Aim »
Report every line in the listing below where the string "chart" shows up.

———

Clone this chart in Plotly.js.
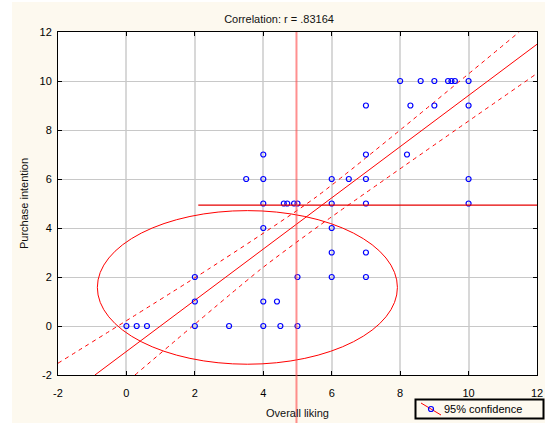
<!DOCTYPE html>
<html><head><meta charset="utf-8">
<script src="https://cdn.plot.ly/plotly-3.0.1.min.js"></script>
<style>
html,body{margin:0;padding:0;background:#fff;width:545px;height:423px;overflow:hidden}
#chart{position:absolute;left:12px;top:2px;width:533px;height:421px}
</style>
</head><body><div id="chart"></div>
<script>
// Observations: overall liking (x) vs purchase intention (y)
const liking = [8, 8.6, 9, 9.4, 9.5, 9.6, 10,
  7, 8.3, 9, 10,
  4, 7, 8.2,
  3.5, 4, 6, 6.5, 7, 10,
  4, 4.6, 4.7, 4.9, 5, 6, 7, 10,
  4, 6,
  6, 7,
  2, 5, 6, 7,
  2, 4, 4.4,
  0, 0.3, 0.6, 2, 3, 4, 4.5, 5];
const intention = [10, 10, 10, 10, 10, 10, 10,
  9, 9, 9, 9,
  7, 7, 7,
  6, 6, 6, 6, 6, 6,
  5, 5, 5, 5, 5, 5, 5, 5,
  4, 4,
  3, 3,
  2, 2, 2, 2,
  1, 1, 1,
  0, 0, 0, 0, 0, 0, 0, 0];

// Regression line and 95% confidence band
const fitX = [-0.92, 12];
const fitY = [-2, 11.5];
const upperX = [-2, 2.44, 5.56, 11.48];
const upperY = [-1.52, 2.36, 5.28, 12];
const lowerX = [0.25, 3.90, 5.66, 12];
const lowerY = [-2, 2.29, 4.12, 10.31];

// Ellipse bounds and reference lines
const ellipseX = [-0.85, 7.92];
const ellipseY = [-1.56, 4.71];
const meanLiking = 4.97;
const meanIntention = 4.93;
const hLineStart = 2.10;

const ticks = [-2, 0, 2, 4, 6, 8, 10, 12];
const tickText = ticks.map(String);
const legendLabel = '95% confidence';

const FONT = 'Arial, "Liberation Sans", sans-serif';
const CREAM = '#fdf9ef';
const RED = '#ff0000';

// plot area in pixels (page coords) for placing the legend box
const PL = 58, PR = 537, PT = 32, PB = 375;
const px = v => (v - PL) / (PR - PL);
const py = v => (PB - v) / (PB - PT);

const traces = [
  {x: upperX, y: upperY, mode: 'lines', line: {color: RED, width: 1, dash: '4px,4px', shape: 'spline', smoothing: 0.6}, showlegend: false, hoverinfo: 'skip'},
  {x: lowerX, y: lowerY, mode: 'lines', line: {color: RED, width: 1, dash: '4px,4px', shape: 'spline', smoothing: 0.6}, showlegend: false, hoverinfo: 'skip'},
  {x: fitX, y: fitY, mode: 'lines', line: {color: RED, width: 1}, showlegend: false, hoverinfo: 'skip'},
  {x: liking, y: intention, mode: 'markers', name: legendLabel, marker: {symbol: 'circle-open', size: 5, color: '#0000ff', line: {width: 1.2}}, showlegend: false}
];

const axisCommon = {
  range: [-2, 12], tickvals: ticks, ticktext: tickText,
  ticks: 'inside', ticklen: 4, tickcolor: '#000', tickwidth: 1,
  showline: true, linecolor: '#000', linewidth: 1, mirror: 'ticks',
  zeroline: false, fixedrange: true, automargin: false,
  tickfont: {family: FONT, size: 11, color: '#000'}
};

const layout = {
  width: 533, height: 421,
  paper_bgcolor: CREAM, plot_bgcolor: '#fff',
  margin: {l: 46, r: 8, t: 30, b: 48, pad: 0, autoexpand: false},
  font: {family: FONT, size: 11, color: '#000'},
  showlegend: false,
  title: {text: 'Correlation: r = .83164', font: {family: FONT, size: 11, color: '#111'},
          x: 0.501, xref: 'container', xanchor: 'center', y: 0.9596, yref: 'container', yanchor: 'middle'},
  xaxis: Object.assign({}, axisCommon, {
    gridcolor: '#d8d8d8', gridwidth: 2, ticklabelstandoff: 8,
    title: {text: 'Overall liking', font: {family: FONT, size: 11, color: '#111'}, standoff: 11}
  }),
  yaxis: Object.assign({}, axisCommon, {
    gridcolor: '#c8c8c8', gridwidth: 1, ticklabelstandoff: 3,
    title: {text: 'Purchase intention', font: {family: FONT, size: 11, color: '#111'}, standoff: 8}
  }),
  annotations: [
    {text: legendLabel, xref: 'paper', yref: 'paper', x: px(442), y: py(409), xanchor: 'left', yanchor: 'middle',
     showarrow: false, font: {family: FONT, size: 11, color: '#000'}}
  ],
  shapes: [
    {type: 'circle', xref: 'x', yref: 'y', x0: ellipseX[0], x1: ellipseX[1], y0: ellipseY[0], y1: ellipseY[1],
     line: {color: RED, width: 1}, layer: 'above'},
    {type: 'line', xref: 'x', yref: 'y', x0: hLineStart, x1: 12, y0: meanIntention, y1: meanIntention,
     line: {color: '#e60000', width: 1.2}, layer: 'above'},
    {type: 'line', xref: 'x', yref: 'paper', x0: meanLiking, x1: meanLiking, y0: -48/343, y1: 1,
     line: {color: 'rgba(255,70,70,0.6)', width: 2}, layer: 'above'},
    // legend box
    {type: 'rect', xref: 'paper', yref: 'paper', x0: px(415.5), x1: px(543.5), y0: py(418.5), y1: py(399.5),
     line: {color: '#000', width: 2}, fillcolor: CREAM, layer: 'above'},
    {type: 'line', xref: 'paper', yref: 'paper', x0: px(421), x1: px(441), y0: py(403), y1: py(415),
     line: {color: RED, width: 1}, layer: 'above'},
    {type: 'circle', xref: 'paper', yref: 'paper', x0: px(428.5), x1: px(433.5), y0: py(411.5), y1: py(406.5),
     line: {color: '#0000ff', width: 1.2}, fillcolor: 'rgba(0,0,0,0)', layer: 'above'}
  ]
};

Plotly.newPlot('chart', traces, layout, {displayModeBar: false, staticPlot: true});
</script>
</body></html>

———

Exercise solution »
Clone this chart in Plotly.js.
#chart{position:absolute;left:12px;top:2px;width:533px;height:421px}
</head><body><div id="chart"></div>
Plotly.newPlot('chart', traces, layout, {displayModeBar: false, staticPlot: true});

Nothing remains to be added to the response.